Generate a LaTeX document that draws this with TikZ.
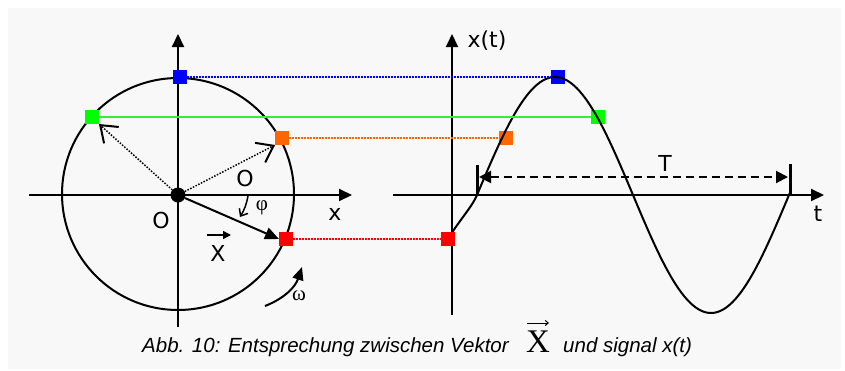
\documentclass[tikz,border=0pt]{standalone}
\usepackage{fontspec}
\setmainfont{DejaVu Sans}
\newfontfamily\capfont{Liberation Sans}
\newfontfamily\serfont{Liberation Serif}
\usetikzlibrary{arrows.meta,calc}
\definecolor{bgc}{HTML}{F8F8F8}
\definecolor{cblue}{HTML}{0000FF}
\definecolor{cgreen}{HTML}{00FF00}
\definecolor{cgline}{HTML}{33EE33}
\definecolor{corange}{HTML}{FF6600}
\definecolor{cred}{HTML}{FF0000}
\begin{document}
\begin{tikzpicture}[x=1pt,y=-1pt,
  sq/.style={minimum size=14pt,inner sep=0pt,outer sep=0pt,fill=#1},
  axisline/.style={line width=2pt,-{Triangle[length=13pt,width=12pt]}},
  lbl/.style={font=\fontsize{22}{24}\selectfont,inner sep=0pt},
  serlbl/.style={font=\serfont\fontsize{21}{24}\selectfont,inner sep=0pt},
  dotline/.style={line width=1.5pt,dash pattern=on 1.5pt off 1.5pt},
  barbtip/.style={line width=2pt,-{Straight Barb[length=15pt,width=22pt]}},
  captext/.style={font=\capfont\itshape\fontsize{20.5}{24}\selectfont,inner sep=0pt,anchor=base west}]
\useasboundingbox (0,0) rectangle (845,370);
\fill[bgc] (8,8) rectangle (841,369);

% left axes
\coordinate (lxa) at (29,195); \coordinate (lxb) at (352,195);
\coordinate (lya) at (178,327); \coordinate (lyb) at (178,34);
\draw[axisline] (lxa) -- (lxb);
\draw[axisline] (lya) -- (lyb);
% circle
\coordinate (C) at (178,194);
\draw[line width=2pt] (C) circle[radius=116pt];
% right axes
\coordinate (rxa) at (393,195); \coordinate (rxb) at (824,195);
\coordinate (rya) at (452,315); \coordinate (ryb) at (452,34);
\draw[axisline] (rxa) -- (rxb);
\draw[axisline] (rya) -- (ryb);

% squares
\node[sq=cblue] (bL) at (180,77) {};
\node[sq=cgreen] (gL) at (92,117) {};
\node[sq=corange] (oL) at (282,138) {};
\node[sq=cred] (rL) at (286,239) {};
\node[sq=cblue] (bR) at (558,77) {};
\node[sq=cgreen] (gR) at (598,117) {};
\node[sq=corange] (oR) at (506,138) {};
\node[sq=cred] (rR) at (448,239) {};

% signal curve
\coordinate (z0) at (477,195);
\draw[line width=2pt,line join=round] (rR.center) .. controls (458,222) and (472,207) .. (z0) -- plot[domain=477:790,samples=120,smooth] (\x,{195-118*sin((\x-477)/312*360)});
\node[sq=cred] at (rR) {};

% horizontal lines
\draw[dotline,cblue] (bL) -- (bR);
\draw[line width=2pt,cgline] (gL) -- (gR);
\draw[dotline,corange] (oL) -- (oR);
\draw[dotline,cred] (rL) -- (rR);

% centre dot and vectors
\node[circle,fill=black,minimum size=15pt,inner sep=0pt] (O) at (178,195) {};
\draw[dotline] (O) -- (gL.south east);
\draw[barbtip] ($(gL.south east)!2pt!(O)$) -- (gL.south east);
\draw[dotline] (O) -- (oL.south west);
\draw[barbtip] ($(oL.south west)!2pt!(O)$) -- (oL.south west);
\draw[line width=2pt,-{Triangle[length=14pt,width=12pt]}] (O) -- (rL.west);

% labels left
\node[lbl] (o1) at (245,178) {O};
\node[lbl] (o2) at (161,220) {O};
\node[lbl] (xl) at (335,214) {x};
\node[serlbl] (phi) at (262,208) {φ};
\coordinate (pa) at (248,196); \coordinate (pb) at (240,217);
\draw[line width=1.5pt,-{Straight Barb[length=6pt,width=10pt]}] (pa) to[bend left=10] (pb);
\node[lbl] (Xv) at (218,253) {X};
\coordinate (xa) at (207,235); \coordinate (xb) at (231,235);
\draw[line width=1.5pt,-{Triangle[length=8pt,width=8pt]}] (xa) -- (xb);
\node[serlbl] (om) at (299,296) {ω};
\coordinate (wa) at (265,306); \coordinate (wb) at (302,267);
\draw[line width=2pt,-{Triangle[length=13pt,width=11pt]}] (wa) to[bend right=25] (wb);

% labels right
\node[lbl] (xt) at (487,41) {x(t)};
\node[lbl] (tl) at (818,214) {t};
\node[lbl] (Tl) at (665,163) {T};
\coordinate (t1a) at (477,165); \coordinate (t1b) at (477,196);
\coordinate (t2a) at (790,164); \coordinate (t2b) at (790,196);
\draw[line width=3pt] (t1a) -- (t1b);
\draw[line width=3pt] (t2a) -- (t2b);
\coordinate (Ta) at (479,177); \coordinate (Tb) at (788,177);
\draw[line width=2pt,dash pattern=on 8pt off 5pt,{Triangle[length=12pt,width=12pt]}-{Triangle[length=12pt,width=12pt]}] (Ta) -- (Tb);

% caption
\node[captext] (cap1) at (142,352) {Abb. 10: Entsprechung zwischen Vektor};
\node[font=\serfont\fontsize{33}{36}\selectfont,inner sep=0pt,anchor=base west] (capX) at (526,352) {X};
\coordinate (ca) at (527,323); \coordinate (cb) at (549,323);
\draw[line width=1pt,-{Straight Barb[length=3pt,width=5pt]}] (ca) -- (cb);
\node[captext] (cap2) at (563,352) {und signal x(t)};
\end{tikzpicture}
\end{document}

● ● ●

**Exercise prompt**
Each line of the data should be quoted exactly, with pictures left out.

**Solution to the problem**
Generate a LaTeX document that draws this with TikZ.
\documentclass[tikz,border=0pt]{standalone}
\usepackage{fontspec}
\setmainfont{DejaVu Sans}
\newfontfamily\capfont{Liberation Sans}
\newfontfamily\serfont{Liberation Serif}
\usetikzlibrary{arrows.meta,calc}
\definecolor{bgc}{HTML}{F8F8F8}
\definecolor{cblue}{HTML}{0000FF}
\definecolor{cgreen}{HTML}{00FF00}
\definecolor{cgline}{HTML}{33EE33}
\definecolor{corange}{HTML}{FF6600}
\definecolor{cred}{HTML}{FF0000}
\begin{document}
\begin{tikzpicture}[x=1pt,y=-1pt,
  sq/.style={minimum size=14pt,inner sep=0pt,outer sep=0pt,fill=#1},
  axisline/.style={line width=2pt,-{Triangle[length=13pt,width=12pt]}},
  lbl/.style={font=\fontsize{22}{24}\selectfont,inner sep=0pt},
  serlbl/.style={font=\serfont\fontsize{21}{24}\selectfont,inner sep=0pt},
  dotline/.style={line width=1.5pt,dash pattern=on 1.5pt off 1.5pt},
  barbtip/.style={line width=2pt,-{Straight Barb[length=15pt,width=22pt]}},
  captext/.style={font=\capfont\itshape\fontsize{20.5}{24}\selectfont,inner sep=0pt,anchor=base west}]
\useasboundingbox (0,0) rectangle (845,370);
\fill[bgc] (8,8) rectangle (841,369);

% left axes
\coordinate (lxa) at (29,195); \coordinate (lxb) at (352,195);
\coordinate (lya) at (178,327); \coordinate (lyb) at (178,34);
\draw[axisline] (lxa) -- (lxb);
\draw[axisline] (lya) -- (lyb);
% circle
\coordinate (C) at (178,194);
\draw[line width=2pt] (C) circle[radius=116pt];
% right axes
\coordinate (rxa) at (393,195); \coordinate (rxb) at (824,195);
\coordinate (rya) at (452,315); \coordinate (ryb) at (452,34);
\draw[axisline] (rxa) -- (rxb);
\draw[axisline] (rya) -- (ryb);

% squares
\node[sq=cblue] (bL) at (180,77) {};
\node[sq=cgreen] (gL) at (92,117) {};
\node[sq=corange] (oL) at (282,138) {};
\node[sq=cred] (rL) at (286,239) {};
\node[sq=cblue] (bR) at (558,77) {};
\node[sq=cgreen] (gR) at (598,117) {};
\node[sq=corange] (oR) at (506,138) {};
\node[sq=cred] (rR) at (448,239) {};

% signal curve
\coordinate (z0) at (477,195);
\draw[line width=2pt,line join=round] (rR.center) .. controls (458,222) and (472,207) .. (z0) -- plot[domain=477:790,samples=120,smooth] (\x,{195-118*sin((\x-477)/312*360)});
\node[sq=cred] at (rR) {};

% horizontal lines
\draw[dotline,cblue] (bL) -- (bR);
\draw[line width=2pt,cgline] (gL) -- (gR);
\draw[dotline,corange] (oL) -- (oR);
\draw[dotline,cred] (rL) -- (rR);

% centre dot and vectors
\node[circle,fill=black,minimum size=15pt,inner sep=0pt] (O) at (178,195) {};
\draw[dotline] (O) -- (gL.south east);
\draw[barbtip] ($(gL.south east)!2pt!(O)$) -- (gL.south east);
\draw[dotline] (O) -- (oL.south west);
\draw[barbtip] ($(oL.south west)!2pt!(O)$) -- (oL.south west);
\draw[line width=2pt,-{Triangle[length=14pt,width=12pt]}] (O) -- (rL.west);

% labels left
\node[lbl] (o1) at (245,178) {O};
\node[lbl] (o2) at (161,220) {O};
\node[lbl] (xl) at (335,214) {x};
\node[serlbl] (phi) at (262,208) {φ};
\coordinate (pa) at (248,196); \coordinate (pb) at (240,217);
\draw[line width=1.5pt,-{Straight Barb[length=6pt,width=10pt]}] (pa) to[bend left=10] (pb);
\node[lbl] (Xv) at (218,253) {X};
\coordinate (xa) at (207,235); \coordinate (xb) at (231,235);
\draw[line width=1.5pt,-{Triangle[length=8pt,width=8pt]}] (xa) -- (xb);
\node[serlbl] (om) at (299,296) {ω};
\coordinate (wa) at (265,306); \coordinate (wb) at (302,267);
\draw[line width=2pt,-{Triangle[length=13pt,width=11pt]}] (wa) to[bend right=25] (wb);

% labels right
\node[lbl] (xt) at (487,41) {x(t)};
\node[lbl] (tl) at (818,214) {t};
\node[lbl] (Tl) at (665,163) {T};
\coordinate (t1a) at (477,165); \coordinate (t1b) at (477,196);
\coordinate (t2a) at (790,164); \coordinate (t2b) at (790,196);
\draw[line width=3pt] (t1a) -- (t1b);
\draw[line width=3pt] (t2a) -- (t2b);
\coordinate (Ta) at (479,177); \coordinate (Tb) at (788,177);
\draw[line width=2pt,dash pattern=on 8pt off 5pt,{Triangle[length=12pt,width=12pt]}-{Triangle[length=12pt,width=12pt]}] (Ta) -- (Tb);

% caption
\node[captext] (cap1) at (142,352) {Abb. 10: Entsprechung zwischen Vektor};
\node[font=\serfont\fontsize{33}{36}\selectfont,inner sep=0pt,anchor=base west] (capX) at (526,352) {X};
\coordinate (ca) at (527,323); \coordinate (cb) at (549,323);
\draw[line width=1pt,-{Straight Barb[length=3pt,width=5pt]}] (ca) -- (cb);
\node[captext] (cap2) at (563,352) {und signal x(t)};
\end{tikzpicture}
\end{document}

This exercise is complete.